Growth of modern Resina
Following the king’s example, nobles of the kingdom started building their summer villas and gardens next to the royal palace and the surrounding area. On the stretch of the main street called Strada Regia delle Calabrie, which is the royal street towards to the region of Calabria, from the centre of Resina to the beginning of nearby Torre del Greco, large and representative villas were constructed. This part of the street is known as the Golden Mile (Miglio d’Oro). Amongst the most outstanding buildings are the Villa Campolieto, designed by Luigi Vanvitelli, and the Villa Favorita, designed by Ferdinando Fuga.
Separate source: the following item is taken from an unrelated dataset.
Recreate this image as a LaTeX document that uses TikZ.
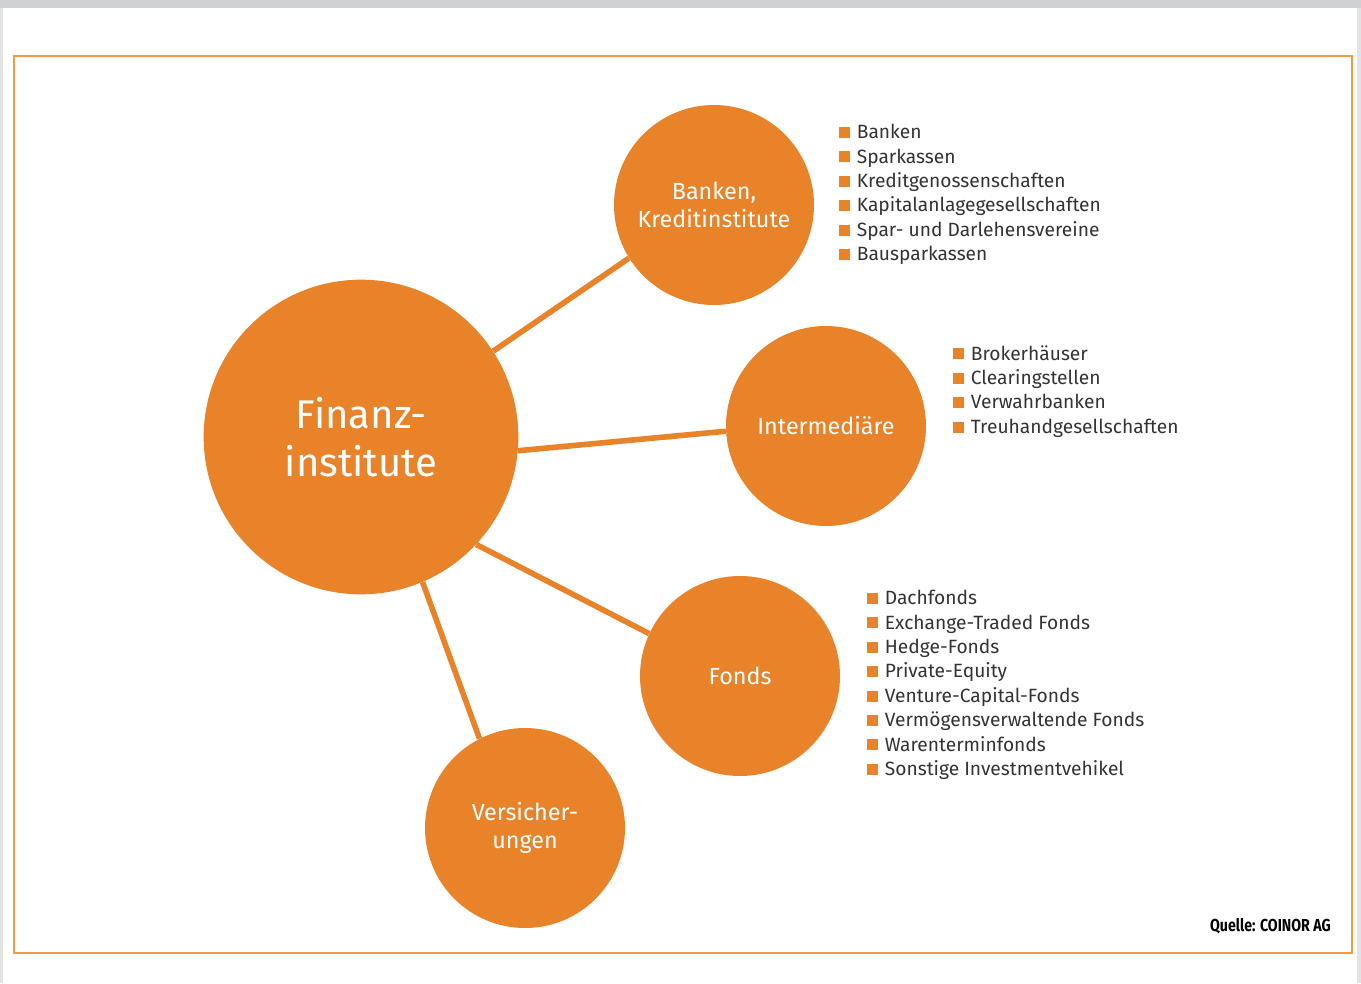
\documentclass[tikz,border=0pt]{standalone}
\usepackage{fontspec}
\setmainfont{Fira Sans}
\newfontfamily\sourcefont[FakeStretch=0.82]{Fira Sans}
\usetikzlibrary{positioning}
\definecolor{finorange}{HTML}{E8832A}
\definecolor{frameorange}{HTML}{F39B3F}
\definecolor{listgray}{HTML}{333333}
\definecolor{edgegray}{HTML}{D0D1D3}
\newcommand{\sq}{\textcolor{finorange}{\rule[0.5pt]{8.2pt}{8.2pt}}\hspace{5pt}}
\tikzset{
institut/.style={circle, fill=finorange, text=white, align=center, inner sep=0pt, minimum size=150pt, font=\fontsize{17.5}{21.5}\selectfont}, % the small circles
haupt/.style={institut, minimum size=236pt, font=\fontsize{30}{36}\selectfont}, % the big circle
link/.style={draw=finorange, line width=4.2pt}, % connectors between the circles
liste/.style={anchor=north west, align=left, inner sep=0pt, text=listgray, font=\fontsize{14.4}{18.3}\selectfont}, % bullet lists
}
\begin{document}
\begin{tikzpicture}[x=0.75pt, y=-0.75pt]
            \useasboundingbox (0,0) rectangle (1361,983);
            % page edges and frame
            \fill[edgegray] (0,0) rectangle (1361,8);
            \fill[edgegray!60] (0,8) rectangle (3,983);
            \fill[edgegray!60] (1357,8) rectangle (1361,983);
            \draw[frameorange, line width=1.8pt] (14,56) rectangle (1352,953);

            \node[haupt] (fin) at (361,437) {Finanz-\\institute};
            \node[institut] (bank) at (714,205) {Banken,\\Kreditinstitute};
            \node[institut] (inter) at (826,426) {Intermediäre};
            \node[institut] (fonds) at (740,676) {Fonds};
            \node[institut] (vers) at (525,828) {Versicher-\\ungen};

            \draw[link] (fin.33) -- (bank.212);
            \draw[link] (fin.-5) -- (inter.183);
            \draw[link] (fin.-43.5) -- (fonds.155);
            \draw[link] (fin.-67.5) -- (vers.117);

            \node[liste] (bankliste) at (839,124) {\sq Banken\\ \sq Sparkassen\\ \sq Kreditgenossenschaften\\ \sq Kapitalanlagegesellschaften\\ \sq Spar- und Darlehensvereine\\ \sq Bausparkassen};
            \node[liste] (interliste) at (953,345) {\sq Brokerhäuser\\ \sq Clearingstellen\\ \sq Verwahrbanken\\ \sq Treuhandgesellschaften};
            \node[liste] (fondsliste) at (867,590) {\sq Dachfonds\\ \sq Exchange-Traded Fonds\\ \sq Hedge-Fonds\\ \sq Private-Equity\\ \sq Venture-Capital-Fonds\\ \sq Vermögensverwaltende Fonds\\ \sq Warenterminfonds\\ \sq Sonstige Investmentvehikel};

            \node[anchor=east, inner sep=0pt, font=\sourcefont\bfseries\fontsize{13}{15}\selectfont] (quelle) at (1331,926) {Quelle: COINOR AG};
        \end{tikzpicture}
\end{document}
The Villa Favorita received its name from Queen Maria Carolina of Austria, because the place reminded her of her childhood’s surrounding of Schönbrunn Palace in Vienna. In 1799 during the last days of the Parthenopaean Republic, final fights took place in the streets of Resina and Portici between the king’s supporters and the republicans. To celebrate the return of King Ferdinand IV of Naples against the “atheist” and pro-French republic, the inhabitants of Resina constructed a chapel of thanksgiving with a crucifix on the spot that replaced the republican Tree of Freedom. On 27 June 1802, the king returned in Naples landing to the pier of Villa Favorita. During the kingdom of Joachim Murat Villa Favorita still was used for parties and celebrations held by the king and the winding and narrow leg of the Strada Regia delle Calabrie in Resina was straightened and widened throughout the town centre.
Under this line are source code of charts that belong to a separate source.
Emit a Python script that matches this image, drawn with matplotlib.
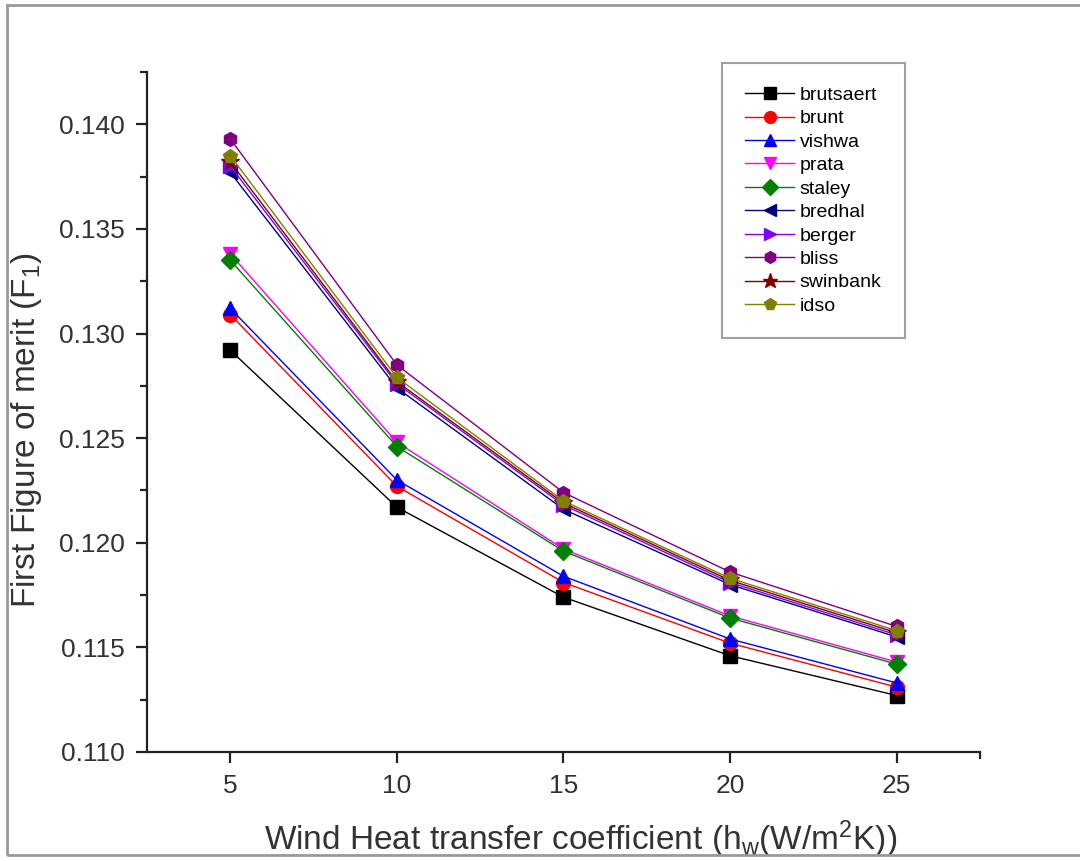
import matplotlib
matplotlib.use("Agg")
import matplotlib.pyplot as plt
from matplotlib.patches import Rectangle

plt.rcParams['font.family'] = ['Liberation Sans', 'DejaVu Sans']
plt.rcParams['mathtext.default'] = 'regular'

# wind heat transfer coefficient
hw = [5, 10, 15, 20, 25]

brutsaert = [0.1292, 0.1217, 0.1174, 0.1146, 0.1127]
brunt = [0.1309, 0.1227, 0.1181, 0.1152, 0.1131]
vishwa = [0.1312, 0.1230, 0.1184, 0.1154, 0.1133]
prata = [0.1338, 0.1248, 0.1197, 0.1165, 0.1143]
staley = [0.1335, 0.1246, 0.1196, 0.1164, 0.1142]
bredhal = [0.1377, 0.1274, 0.1216, 0.1180, 0.1155]
berger = [0.1380, 0.1276, 0.1218, 0.1181, 0.1156]
bliss = [0.1393, 0.1285, 0.1224, 0.1186, 0.1160]
swinbank = [0.1382, 0.1277, 0.1219, 0.1182, 0.1157]
idso = [0.1385, 0.1279, 0.1220, 0.1183, 0.1158]

series = [
    ("brutsaert", brutsaert, "#000000", "s"),
    ("brunt", brunt, "#ff0000", "o"),
    ("vishwa", vishwa, "#0000ff", "^"),
    ("prata", prata, "#ff00ff", "v"),
    ("staley", staley, "#008000", "D"),
    ("bredhal", bredhal, "#000080", "<"),
    ("berger", berger, "#8000ff", ">"),
    ("bliss", bliss, "#800080", "h"),
    ("swinbank", swinbank, "#800000", "*"),
    ("idso", idso, "#808000", "p"),
]

fig = plt.figure(figsize=(10.8, 8.61), dpi=100)
ax = fig.add_axes([0.1361, 0.1266, 0.7713, 0.7898])

for nombre, valores, color, marca in series:
    ms = 10
    if marca == "D":
        ms = 9
    if marca == "*":
        ms = 13
    ax.plot(hw, valores, color=color, lw=1, marker=marca, markersize=ms,
            markeredgecolor=color, label=nombre)

ax.set_xlim(2.5, 27.5)
ax.set_ylim(0.110, 0.1425)
ax.set_xticks(hw)
ax.set_xticks([27.5], minor=True)
ax.set_yticks([0.110, 0.115, 0.120, 0.125, 0.130, 0.135, 0.140])
ax.set_yticks([0.1125, 0.1175, 0.1225, 0.1275, 0.1325, 0.1375, 0.1425], minor=True)
ax.set_yticklabels(["0.110", "0.115", "0.120", "0.125", "0.130", "0.135", "0.140"])

ax.spines['top'].set_visible(False)
ax.spines['right'].set_visible(False)
for s in ['left', 'bottom']:
    ax.spines[s].set_linewidth(1.6)
    ax.spines[s].set_color('#222222')

ax.tick_params(which='major', direction='out', length=8, width=1.6,
               labelsize=19, colors='#222222', labelcolor='#333333', pad=8)
ax.tick_params(which='minor', direction='out', length=5, width=1.6, colors='#222222')

ax.set_xlabel("Wind Heat transfer coefficient (h$_w$(W/m$^2$K))", fontsize=24,
              color='#333333')
ax.set_ylabel("First Figure of merit (F$_1$)", fontsize=24, color='#333333')
ax.xaxis.set_label_coords(0.52, -0.098)
ax.yaxis.set_label_coords(-0.124, 0.4735)

leg = ax.legend(loc='upper left', bbox_to_anchor=(722/1080, 1 - 63/861),
                bbox_transform=fig.transFigure, fontsize=14, frameon=True,
                fancybox=False, edgecolor='#888888', borderaxespad=0,
                labelspacing=0.3, handlelength=2.5, handletextpad=0.3,
                borderpad=1.2, markerscale=0.85)
leg.get_frame().set_linewidth(1.5)

# marco gris alrededor de la figura
fig.patches.append(Rectangle((7/1080, 1 - 855/861), 1.1, 850/861,
                             transform=fig.transFigure, fill=False,
                             edgecolor='#999999', lw=2))

fig.savefig("out.png", dpi=100)
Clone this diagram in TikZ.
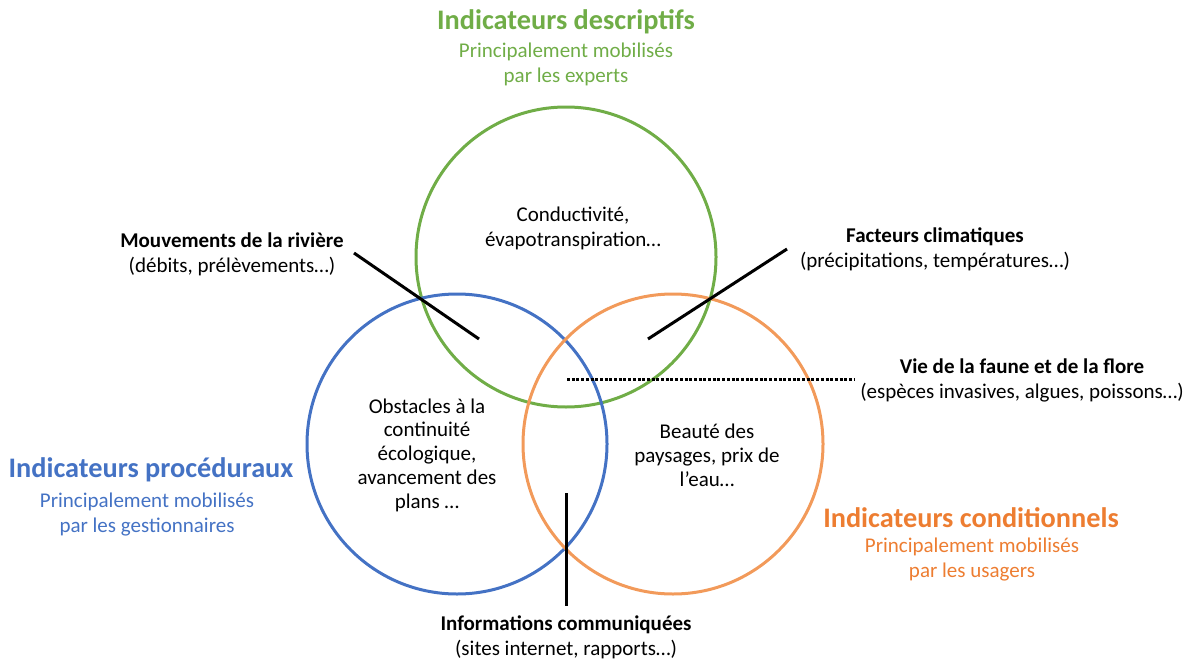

The MAV, The Virtual Archeological Museum
In the years after WWII in via Pugliano flourished the street market of Pugliano (or Resina) that quickly became nationwide famous for the selling of used clothes (“pezze”) and a mecca for seekers of vintage clothes and bargains. On 12 February 1969, following a formal request of the Town Council, the President of Italian Republic decreed the change of the name of the town from Resina to Ercolano that is the Italian version of ancient Herculaneum. In 1971 the Ente per le Ville Vesuviane was instituted and it is now a foundation, with the objective of restoring and preserving the main 18th-century villas. The villas that were first restored were Villa Campolieto, Villa Ruggiero and the seaside park of Villa Favorita and its facilities that all now host cultural events and the headquarters of cultural institutions and postgraduate School. In the 1980s and 1990s the town was hit by the industrial crisis with a dramatic growth of unemployment and crime. Since last years of the centuries started a renewed commitment for a U-turn of policy and strategies to boost social and economic growth oriented to a touristic and cultural exploitation. In 1995 the Parco Nazionale del Vesuvio (Mt.Vesuvius National Park) was created and all the area of Ercolano north of motorway is included in the Park; in 1997 the Archaeological site of Herculaneum was listed in the UNESCO World Heritage together with Pompeii and Oplonti and Mt. Vesuvius and the Miglio d’Oro were included in the World Network of Biosphere Reserves under the Unesco’s Man and Biosphere Reserve Programme; in 2005 the MAV (Virtual Archeologic Museum) was opened and the open-air permanent exhibition Creator Vesevo was inaugurated with 10 stone sculptures of contemporary famous international artists lined up along the street heading to Mt. Vesuvius crater.